O novo leitor não tem resistência ao que é antigo, mas uma atitude que muitas vezes nos acomete e não demonstra ser produtiva é aquele saudosismo muito característico de pais e professores. Quando pensamos: “No meu tempo…”. Não estamos mais nesse tempo, e se pensarmos assim sentiremos saudades do tempo em que escrevíamos na pedra. São tempos diferentes, nem melhores, nem piores. Precisamos sim, pensar no que é pior ou melhor para esse novo leitor que está se formando e em novas maneiras de estimulá-lo. Muitas das práticas que utilizávamos para estimular a leitura não se adequam mais a esse jovem de hoje. Decorar, por exemplo, passagens de “Os Lusíadas”, como faziam nossos avós não atingirá o leitor contemporâneo. Certamente não expandirá os seus horizontes para essa leitura. O que quase certamente ocorrerá é que ele nunca mais queira ouvir o nome de Luis de Camões outra vez na vida e se prive de uma excelente leitura.
“São tempos diferentes, nem melhores, nem piores. Precisamos sim, pensar no que é pior ou melhor para esse novo leitor que está se formando e em novas maneiras de estimulá-lo.”
O jovem atualmente está mais aberto a diversas formas de mídia e o livro é uma delas, mas não é a única. O aumento das vendas nos livros de literatura infanto-juvenil demonstra o quanto o jovem ainda se deleita com os livros. Dados do Sindicato Nacional dos Editores de Livros (Snel) mostram que o crescimento de vendas do gênero infantil em 2016, em relação a 2015, foi de 28%. Os clássicos têm o poder de encantar gerações desde tempos imemoriais, porque tocam em questões essenciais do ser humano. Questões essas que são essenciais para essa nova geração de leitores também.

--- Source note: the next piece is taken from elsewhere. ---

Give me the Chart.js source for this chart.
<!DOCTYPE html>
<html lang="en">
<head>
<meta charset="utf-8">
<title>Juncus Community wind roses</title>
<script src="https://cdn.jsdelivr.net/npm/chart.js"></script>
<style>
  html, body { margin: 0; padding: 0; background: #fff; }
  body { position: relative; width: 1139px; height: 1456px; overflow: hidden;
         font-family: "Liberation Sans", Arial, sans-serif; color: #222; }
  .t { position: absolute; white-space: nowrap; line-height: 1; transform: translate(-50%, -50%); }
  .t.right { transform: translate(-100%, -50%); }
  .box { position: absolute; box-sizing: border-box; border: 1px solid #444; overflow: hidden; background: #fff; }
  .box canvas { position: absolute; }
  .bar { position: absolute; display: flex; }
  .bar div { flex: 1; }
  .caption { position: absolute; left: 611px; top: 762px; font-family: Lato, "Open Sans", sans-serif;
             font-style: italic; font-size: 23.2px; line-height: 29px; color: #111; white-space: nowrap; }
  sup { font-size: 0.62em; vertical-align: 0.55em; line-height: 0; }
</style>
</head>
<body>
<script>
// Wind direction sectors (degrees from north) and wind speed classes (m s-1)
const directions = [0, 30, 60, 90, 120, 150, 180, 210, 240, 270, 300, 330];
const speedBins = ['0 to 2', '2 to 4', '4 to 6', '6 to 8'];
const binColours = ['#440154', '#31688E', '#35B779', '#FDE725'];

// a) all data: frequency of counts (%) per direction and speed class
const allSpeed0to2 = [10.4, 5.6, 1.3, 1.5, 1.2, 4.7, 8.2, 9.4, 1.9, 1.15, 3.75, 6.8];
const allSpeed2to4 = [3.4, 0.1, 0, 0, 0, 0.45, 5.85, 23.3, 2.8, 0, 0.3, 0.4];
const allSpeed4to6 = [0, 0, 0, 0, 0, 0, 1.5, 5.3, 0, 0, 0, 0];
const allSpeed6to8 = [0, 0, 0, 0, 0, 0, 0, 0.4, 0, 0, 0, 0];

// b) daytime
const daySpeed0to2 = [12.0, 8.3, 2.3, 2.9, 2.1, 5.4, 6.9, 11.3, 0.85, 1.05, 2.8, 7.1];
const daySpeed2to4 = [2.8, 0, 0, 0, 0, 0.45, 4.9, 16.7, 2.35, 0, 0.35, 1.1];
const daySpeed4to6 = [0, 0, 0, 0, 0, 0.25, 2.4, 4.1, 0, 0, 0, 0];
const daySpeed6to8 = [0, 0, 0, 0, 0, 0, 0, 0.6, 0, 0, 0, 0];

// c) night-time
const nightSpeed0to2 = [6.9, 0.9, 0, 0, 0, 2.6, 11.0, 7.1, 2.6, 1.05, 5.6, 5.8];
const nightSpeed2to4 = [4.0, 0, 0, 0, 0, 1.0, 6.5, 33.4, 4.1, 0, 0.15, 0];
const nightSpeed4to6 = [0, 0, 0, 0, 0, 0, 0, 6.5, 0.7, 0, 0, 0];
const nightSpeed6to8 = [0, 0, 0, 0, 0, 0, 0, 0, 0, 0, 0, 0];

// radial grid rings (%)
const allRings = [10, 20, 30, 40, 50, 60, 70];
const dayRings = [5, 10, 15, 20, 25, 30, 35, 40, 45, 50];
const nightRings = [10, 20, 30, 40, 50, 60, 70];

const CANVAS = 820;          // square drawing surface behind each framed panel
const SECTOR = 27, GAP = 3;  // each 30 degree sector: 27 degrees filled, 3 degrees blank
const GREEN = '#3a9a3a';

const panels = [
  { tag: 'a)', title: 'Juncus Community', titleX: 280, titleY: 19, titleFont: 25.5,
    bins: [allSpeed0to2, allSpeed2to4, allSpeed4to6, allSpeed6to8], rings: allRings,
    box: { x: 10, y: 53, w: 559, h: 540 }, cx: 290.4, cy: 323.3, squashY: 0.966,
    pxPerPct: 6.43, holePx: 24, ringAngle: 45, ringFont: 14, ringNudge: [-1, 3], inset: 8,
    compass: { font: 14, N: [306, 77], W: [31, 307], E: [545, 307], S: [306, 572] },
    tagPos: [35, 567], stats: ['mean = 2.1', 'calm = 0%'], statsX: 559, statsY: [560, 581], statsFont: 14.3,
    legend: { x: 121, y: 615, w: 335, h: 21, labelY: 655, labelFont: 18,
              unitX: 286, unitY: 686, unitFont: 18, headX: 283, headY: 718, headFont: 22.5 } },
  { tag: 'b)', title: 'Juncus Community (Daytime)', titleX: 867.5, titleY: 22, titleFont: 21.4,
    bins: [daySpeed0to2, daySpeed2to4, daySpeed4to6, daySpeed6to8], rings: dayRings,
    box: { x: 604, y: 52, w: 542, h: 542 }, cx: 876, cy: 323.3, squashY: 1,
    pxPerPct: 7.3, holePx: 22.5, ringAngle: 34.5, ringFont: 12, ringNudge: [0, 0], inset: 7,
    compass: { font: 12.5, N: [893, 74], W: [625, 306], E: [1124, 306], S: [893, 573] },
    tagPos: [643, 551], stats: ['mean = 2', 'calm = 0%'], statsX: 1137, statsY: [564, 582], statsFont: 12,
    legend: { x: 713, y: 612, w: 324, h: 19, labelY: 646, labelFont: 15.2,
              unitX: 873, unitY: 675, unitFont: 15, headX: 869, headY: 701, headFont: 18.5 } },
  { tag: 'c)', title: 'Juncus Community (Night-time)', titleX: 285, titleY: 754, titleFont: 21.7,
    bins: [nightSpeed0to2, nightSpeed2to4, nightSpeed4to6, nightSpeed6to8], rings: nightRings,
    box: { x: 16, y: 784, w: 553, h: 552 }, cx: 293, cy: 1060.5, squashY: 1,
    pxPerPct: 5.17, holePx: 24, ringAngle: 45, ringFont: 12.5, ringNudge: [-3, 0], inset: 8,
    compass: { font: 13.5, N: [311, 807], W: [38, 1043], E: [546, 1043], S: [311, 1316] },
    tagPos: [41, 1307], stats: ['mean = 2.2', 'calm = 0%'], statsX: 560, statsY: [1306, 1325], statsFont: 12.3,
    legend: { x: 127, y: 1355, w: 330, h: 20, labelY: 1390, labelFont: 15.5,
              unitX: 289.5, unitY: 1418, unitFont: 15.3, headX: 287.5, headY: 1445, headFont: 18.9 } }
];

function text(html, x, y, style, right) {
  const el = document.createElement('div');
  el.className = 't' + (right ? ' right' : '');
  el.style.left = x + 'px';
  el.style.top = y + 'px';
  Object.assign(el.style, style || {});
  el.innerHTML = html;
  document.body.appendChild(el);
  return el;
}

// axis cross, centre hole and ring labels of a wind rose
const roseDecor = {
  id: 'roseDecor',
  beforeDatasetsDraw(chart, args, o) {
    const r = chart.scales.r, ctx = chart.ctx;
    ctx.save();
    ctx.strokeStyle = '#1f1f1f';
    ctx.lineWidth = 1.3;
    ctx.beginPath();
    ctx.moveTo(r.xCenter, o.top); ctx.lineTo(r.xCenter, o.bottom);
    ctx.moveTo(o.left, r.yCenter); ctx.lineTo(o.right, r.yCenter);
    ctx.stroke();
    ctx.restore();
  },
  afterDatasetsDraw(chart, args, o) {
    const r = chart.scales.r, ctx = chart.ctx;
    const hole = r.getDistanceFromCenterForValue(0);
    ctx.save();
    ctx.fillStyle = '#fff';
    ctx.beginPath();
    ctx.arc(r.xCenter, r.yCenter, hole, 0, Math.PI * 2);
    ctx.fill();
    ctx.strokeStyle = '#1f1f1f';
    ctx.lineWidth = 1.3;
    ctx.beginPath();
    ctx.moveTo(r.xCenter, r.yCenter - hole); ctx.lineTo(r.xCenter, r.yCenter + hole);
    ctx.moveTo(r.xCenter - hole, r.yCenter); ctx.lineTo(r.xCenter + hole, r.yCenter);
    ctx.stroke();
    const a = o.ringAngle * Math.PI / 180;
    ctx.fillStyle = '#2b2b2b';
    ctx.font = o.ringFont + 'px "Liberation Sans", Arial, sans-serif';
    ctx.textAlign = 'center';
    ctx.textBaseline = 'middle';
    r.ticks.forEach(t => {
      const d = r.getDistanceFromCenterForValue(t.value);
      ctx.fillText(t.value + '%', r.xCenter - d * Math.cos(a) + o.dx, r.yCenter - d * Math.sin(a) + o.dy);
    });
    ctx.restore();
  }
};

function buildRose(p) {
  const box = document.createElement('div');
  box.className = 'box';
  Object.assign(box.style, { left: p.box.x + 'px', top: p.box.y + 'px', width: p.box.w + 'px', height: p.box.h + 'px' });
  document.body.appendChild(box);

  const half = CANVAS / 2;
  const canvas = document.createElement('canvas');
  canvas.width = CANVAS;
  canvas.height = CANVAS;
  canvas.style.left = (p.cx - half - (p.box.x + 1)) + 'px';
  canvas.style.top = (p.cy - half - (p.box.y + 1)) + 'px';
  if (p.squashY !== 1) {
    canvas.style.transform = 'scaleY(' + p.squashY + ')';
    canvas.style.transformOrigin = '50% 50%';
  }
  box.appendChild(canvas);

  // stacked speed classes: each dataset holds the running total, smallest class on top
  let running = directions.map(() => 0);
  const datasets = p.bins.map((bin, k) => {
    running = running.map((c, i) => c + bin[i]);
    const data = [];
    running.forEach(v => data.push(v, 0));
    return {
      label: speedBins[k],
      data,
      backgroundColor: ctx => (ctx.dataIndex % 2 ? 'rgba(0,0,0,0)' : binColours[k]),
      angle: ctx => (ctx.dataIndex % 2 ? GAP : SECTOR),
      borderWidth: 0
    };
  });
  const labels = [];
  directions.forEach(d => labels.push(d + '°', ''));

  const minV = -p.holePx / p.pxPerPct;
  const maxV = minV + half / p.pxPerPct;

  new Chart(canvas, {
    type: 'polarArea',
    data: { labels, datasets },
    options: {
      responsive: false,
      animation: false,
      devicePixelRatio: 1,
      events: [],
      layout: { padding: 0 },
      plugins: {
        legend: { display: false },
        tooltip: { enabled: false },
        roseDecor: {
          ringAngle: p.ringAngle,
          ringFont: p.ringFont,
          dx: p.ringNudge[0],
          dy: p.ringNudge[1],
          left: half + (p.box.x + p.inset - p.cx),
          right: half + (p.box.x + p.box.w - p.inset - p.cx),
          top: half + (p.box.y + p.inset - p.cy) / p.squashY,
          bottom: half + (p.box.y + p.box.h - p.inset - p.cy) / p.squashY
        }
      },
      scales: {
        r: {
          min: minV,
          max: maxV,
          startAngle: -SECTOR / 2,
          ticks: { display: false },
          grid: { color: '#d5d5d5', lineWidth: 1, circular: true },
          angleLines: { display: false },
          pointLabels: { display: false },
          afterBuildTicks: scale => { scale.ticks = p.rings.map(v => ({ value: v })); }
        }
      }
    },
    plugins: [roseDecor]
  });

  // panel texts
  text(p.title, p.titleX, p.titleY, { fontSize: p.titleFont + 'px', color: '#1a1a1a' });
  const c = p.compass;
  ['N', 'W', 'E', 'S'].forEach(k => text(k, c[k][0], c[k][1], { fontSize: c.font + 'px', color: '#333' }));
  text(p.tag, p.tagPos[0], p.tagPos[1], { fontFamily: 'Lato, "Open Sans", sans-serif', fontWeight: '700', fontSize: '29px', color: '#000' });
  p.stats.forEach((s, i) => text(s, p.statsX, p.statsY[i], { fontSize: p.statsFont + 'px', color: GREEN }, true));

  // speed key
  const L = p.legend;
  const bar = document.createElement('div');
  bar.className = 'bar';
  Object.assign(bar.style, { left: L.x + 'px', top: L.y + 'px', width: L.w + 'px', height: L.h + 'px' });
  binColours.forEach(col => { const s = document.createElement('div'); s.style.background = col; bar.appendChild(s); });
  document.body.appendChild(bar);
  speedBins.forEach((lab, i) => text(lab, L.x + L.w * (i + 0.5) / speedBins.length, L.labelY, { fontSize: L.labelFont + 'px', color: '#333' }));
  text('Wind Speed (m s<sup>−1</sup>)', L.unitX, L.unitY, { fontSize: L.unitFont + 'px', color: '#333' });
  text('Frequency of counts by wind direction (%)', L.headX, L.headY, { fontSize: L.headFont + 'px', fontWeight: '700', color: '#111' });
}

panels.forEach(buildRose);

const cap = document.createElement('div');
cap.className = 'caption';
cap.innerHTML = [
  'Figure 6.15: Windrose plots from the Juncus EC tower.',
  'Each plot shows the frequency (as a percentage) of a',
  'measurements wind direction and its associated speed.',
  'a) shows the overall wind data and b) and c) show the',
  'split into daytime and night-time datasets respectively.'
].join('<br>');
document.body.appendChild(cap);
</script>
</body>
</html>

“Os clássicos têm o poder de encantar gerações desde tempos imemoriais, porque tocam em questões essenciais do ser humano. Questões essas que são essenciais para essa nova geração de leitores também.”
O livro persiste. Ele não morrerá, assim como a televisão não matou nem o cinema nem o rádio e a internet não matou a televisão. Precisamos usar as outras mídias para complementar a leitura e a leitura para complementar as outras mídias. São novos tempos, que exigem novas estratégias e um novo entendimento desse leitor que se forma. Ainda assim, cada leitor é único e a literatura abrirá em cada leitor caminhos diferentes. A leitura de uma mesma história atingirá cada leitor de forma única e singular. Não existem fórmulas prontas. Como vamos atingir os novos leitores vai depender da criatividade de pais e educadores. Vivemos em uma época de muitas variáveis e muitas vezes não existe um único norte, uma única forma de se fazer algo. O importante é que os caminhos da leitura continuem a ser abertos e que novos leitores e escritores se desenvolvam nesses novos tempos que vivemos.
“Como vamos atingir os novos leitores vai depender da criatividade de pais e educadores.”